____ INPUT FOR THIS TASK

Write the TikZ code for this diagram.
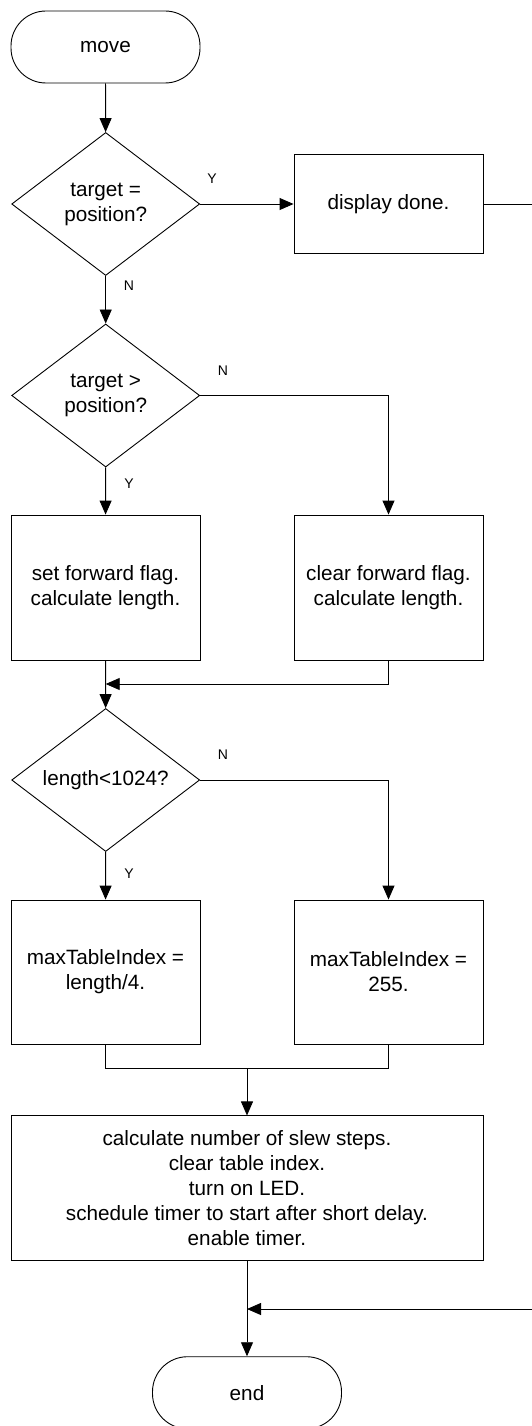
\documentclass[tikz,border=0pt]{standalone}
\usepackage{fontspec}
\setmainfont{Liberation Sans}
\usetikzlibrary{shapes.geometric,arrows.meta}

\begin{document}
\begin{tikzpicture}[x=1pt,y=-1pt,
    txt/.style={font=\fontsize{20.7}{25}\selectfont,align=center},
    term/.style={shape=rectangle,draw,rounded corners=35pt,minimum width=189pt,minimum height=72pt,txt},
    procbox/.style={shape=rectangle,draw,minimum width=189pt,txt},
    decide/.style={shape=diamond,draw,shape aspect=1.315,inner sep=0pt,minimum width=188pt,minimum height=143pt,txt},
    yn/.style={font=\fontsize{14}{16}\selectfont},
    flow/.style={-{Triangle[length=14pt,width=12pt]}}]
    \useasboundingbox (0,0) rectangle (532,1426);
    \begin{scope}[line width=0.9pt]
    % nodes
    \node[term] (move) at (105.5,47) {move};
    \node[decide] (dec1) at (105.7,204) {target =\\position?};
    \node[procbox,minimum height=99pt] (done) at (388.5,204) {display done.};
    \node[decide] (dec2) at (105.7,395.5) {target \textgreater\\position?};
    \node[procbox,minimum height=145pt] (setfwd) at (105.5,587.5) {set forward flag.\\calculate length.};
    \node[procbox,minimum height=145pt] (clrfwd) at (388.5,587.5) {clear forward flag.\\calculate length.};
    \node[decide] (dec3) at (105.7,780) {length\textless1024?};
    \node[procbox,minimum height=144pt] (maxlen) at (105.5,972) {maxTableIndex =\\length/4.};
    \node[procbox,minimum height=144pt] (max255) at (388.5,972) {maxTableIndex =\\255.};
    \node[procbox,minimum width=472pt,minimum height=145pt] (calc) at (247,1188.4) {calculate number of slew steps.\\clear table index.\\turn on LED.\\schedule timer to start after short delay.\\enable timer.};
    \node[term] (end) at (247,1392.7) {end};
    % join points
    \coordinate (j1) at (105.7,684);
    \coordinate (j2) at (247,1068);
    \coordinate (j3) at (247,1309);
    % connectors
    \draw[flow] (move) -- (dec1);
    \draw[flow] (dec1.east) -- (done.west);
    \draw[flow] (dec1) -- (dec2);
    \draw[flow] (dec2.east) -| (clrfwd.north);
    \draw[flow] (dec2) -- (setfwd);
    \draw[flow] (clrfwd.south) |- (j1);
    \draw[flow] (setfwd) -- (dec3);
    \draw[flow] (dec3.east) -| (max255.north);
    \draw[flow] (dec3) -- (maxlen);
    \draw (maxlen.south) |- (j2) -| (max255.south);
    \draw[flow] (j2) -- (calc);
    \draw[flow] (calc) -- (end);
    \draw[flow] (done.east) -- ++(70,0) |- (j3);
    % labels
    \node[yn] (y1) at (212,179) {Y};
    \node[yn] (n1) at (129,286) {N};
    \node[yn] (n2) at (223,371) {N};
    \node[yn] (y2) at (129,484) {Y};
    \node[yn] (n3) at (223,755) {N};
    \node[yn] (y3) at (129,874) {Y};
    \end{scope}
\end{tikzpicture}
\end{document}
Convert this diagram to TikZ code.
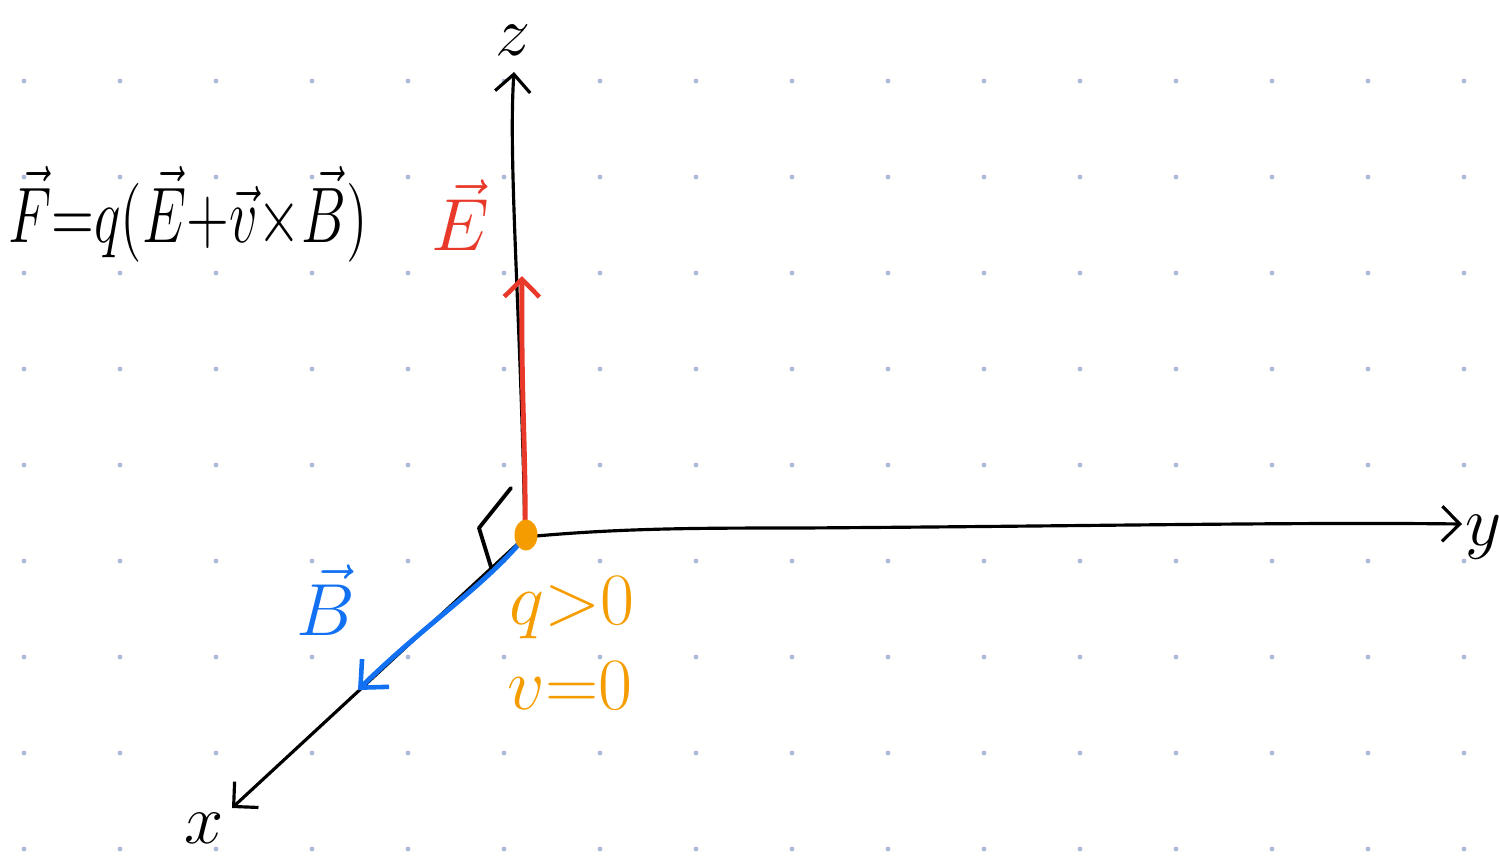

________

• [WORK REQUIRED] In the lines above, find each one with "code" and list it.

• [RESPONSE TO THE TASK]
Write the TikZ code for this diagram.
Convert this diagram to TikZ code.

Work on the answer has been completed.